Boswell had visited London for the first time in 1760, when he accidentally became acquainted with Derrick, afterwards King Derrick, as the master of ceremonies at Bath was then fantastically titled, and by him was initiated into the arcana of London life. In 1763 he proceeded to Utrecht. Having passed a year at that university, he travelled into Germany and Switzerland, was entertained by Voltaire at his castle of Ferney, and conversed with Rousseau in the solitudes of Neuchatel. He continued his route to Italy; but, led by his natural enthusiasm, forsook the common lines of travel, and passed over to Corsica, which, after a contest of more than thirty years, was still struggling for independence with the republic of Genoa. Of his visit to this island he published a narrative on his return to Scotland, entitled An Account of Corsica, with Memoirs of General Pasquale de Paoli, Glasgow, 1768. It was translated into Dutch, German, French, and Italian. He likewise printed, in the following year, a collection of British Essays in favour of the Brave Corsicans; and made such attempts as he could to interest the British government in favour of that people, before they were finally crushed by the pressure of the French arms. His friendship with General Paoli was afterwards renewed in London, when that chief, having escaped with difficulty from his native isle, found an asylum in the British dominions. From Corsica he repaired to Paris; and, returning to Scotland in 1766, he was admitted to the bar. Soon after, he published a pamphlet on the Douglas Cause; written while that great suit was depending in the Court of Session, with a view to excite the public interest in favour of Mr Douglas. In 1769 he was married to the daughter of David Montgomery, Esq.; an accomplished lady, in whose society he enjoyed every domestic happiness. By her he had two sons and three daughters.
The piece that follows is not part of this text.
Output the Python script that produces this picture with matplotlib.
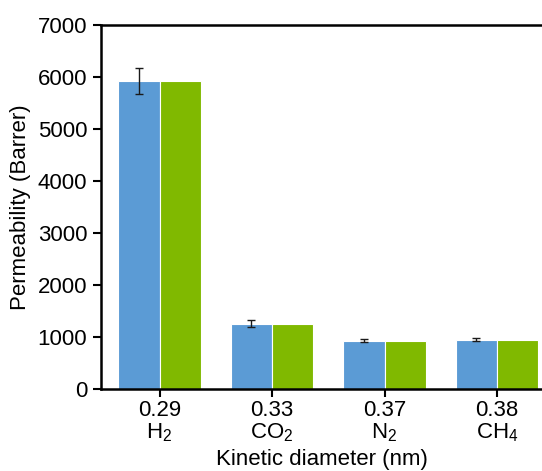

In 1773 Boswell was admitted into the Literary Club, which then met at the Turk's Head in Gerard Street, Soho, and of which Dr Johnson had been an original member. Here he had the pleasure of associating with Burke, Goldsmith, Reynolds, Garrick, and other eminent persons. Dr Johnson had long projected a tour to the Hebrides; and Boswell at last prevailed upon him, in the course of this year, 1773, to put the plan in execution, and became the companion of his journey from Edinburgh. During this excursion they saw whatever was most remarkable in the Western Highlands and Isles; and Boswell, alive to the advantages which he enjoyed, improved every opportunity of knowledge and remark, and has preserved a faithful record of all. Both travellers gave to the world an account of this tour. Boswell's Journal was published in 1785.
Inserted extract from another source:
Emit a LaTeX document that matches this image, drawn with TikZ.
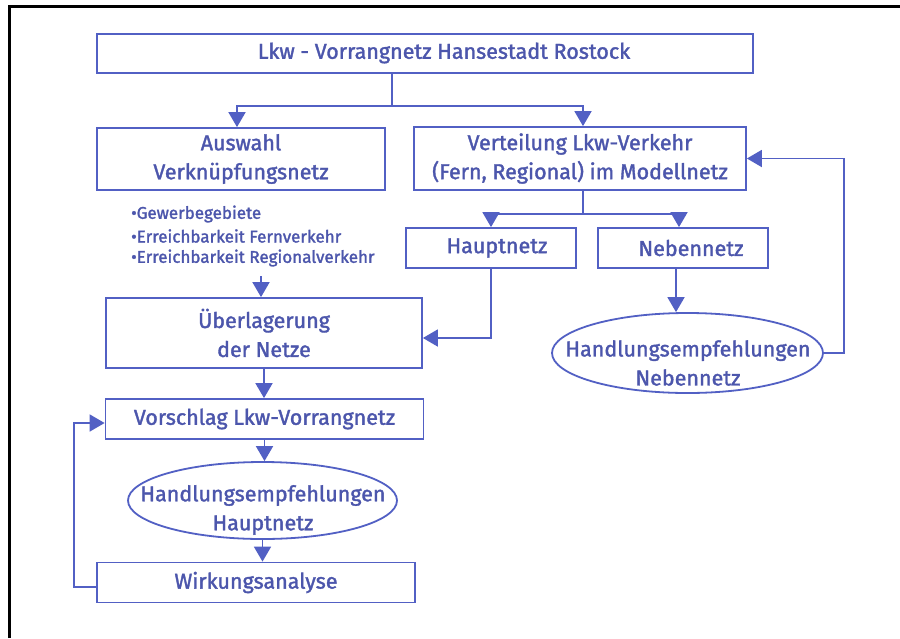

In 1786 Boswell removed with his family to London, towards which, as a great centre of literature and life, his inclinations had always tended. He had recently been called to the English bar. He did not, however, prosecute the profession, but gave himself up to his natural bent for society and letters. After Dr Johnson's death, in 1784, he was occupied for several years in collecting and arranging, with indefatigable diligence, the materials for a narrative, which he had long projected, of that eminent man's life. This most unique and valuable work was published in two vols. 4to, London, 1791.
Besides the works already mentioned, he was the author of two political Letters addressed to the People of Scotland.
Mr Boswell died on the 19th June 1795. In his private character he was loved by his friends, and was a favourite in the circles of social life. His talents would probably have been rated higher if they had not been obscured by certain eccentricities of character; yet his writings bear sufficient testimony to his natural abilities, and to the delicacy as well as aptness of his intellectual touch. To be distinguished was his ruling passion, and he indulged it freely. He sought those whom the world, on whatever account, held in honour; and he was desirous of being known as one who possessed their friendship. He was fond of his pedigree and family connections, and he aspired after literary fame. While some of these propensities have been common to the great and good in every age, others, it must be confessed, are more frequently harboured than avowed. Boswell adopted the latter and more unusual course. He fairly owned his passion, and, if not thus secured from attack, had all those advantages, at least, which are gained by complete ingenuousness. Nor was evidence of a substantial sort wanting to show the independence of his mind. For, however ambitious of exalted patronage, he was neither an instrument of party nor a server of the time. Of Dr Johnson's sincere attachment to him there are many and unequivocal proofs in their correspondence.
But it is not on account of his private character, or of a certain domestic celebrity which he enjoyed during his life, that he is here commemorated, but as an author, and particularly as a writer of biography. Here he is almost an inventor; he has at least carried this species of composition to a degree of accuracy and detail formerly unattempted. "Homer," says Mr Macaulay (Essays, vol. i.), "is not more decidedly the first of poets, Shakespeare is not more decidedly the first of dramatists, than Boswell is the first of biographers. He has no second. He has distanced all competitors so decidedly that it is not worth while to place them. Eclipse is first, and the rest nowhere." Boswell paints the whole man, presents the incidents of his life in their actual order of succession, and preserves him as it were entire; fulfilling in the history of the moral, what Bacon has assigned to philosophy as her genuine work in that of the natural world, faithfully to return its accents and reflect its images, not to add anything of her own, but to iterate only and repeat. For the task of writing Johnson's life he was peculiarly qualified. He had lived in intimacy with the sage for a period of twenty years, had early conceived the plan of such a work, and received from Johnson himself, to whom his intention was known, many particulars of his early life and personal history. Johnson's conversation is the matter of the book; and, as the philosopher did not, in the midst of his studies, give up the advantages of society, there was in his discourse a range and diversity of subject not often found in combination with classical knowledge and habits of profound thinking. Nor does this work exhibit a series merely of witty and sententious sayings: it is interspersed alike with miscellaneous narrative and criticism; and, what constitutes its principal feature, it contains a mass of opinions on subjects of a more common nature, where the powers of reasoning and illustration are applied to familiar topics, and the ordinary occurrences of life. Valuable as a deposit of literary anecdote, it is still more so as a collection of ethical discourses, to which its popular form gives a singular currency and effect; so that there are few books extant where the religious and social duties, as well the love of science, in its largest acceptation, are impressed more agreeably, or with greater force, upon the mind.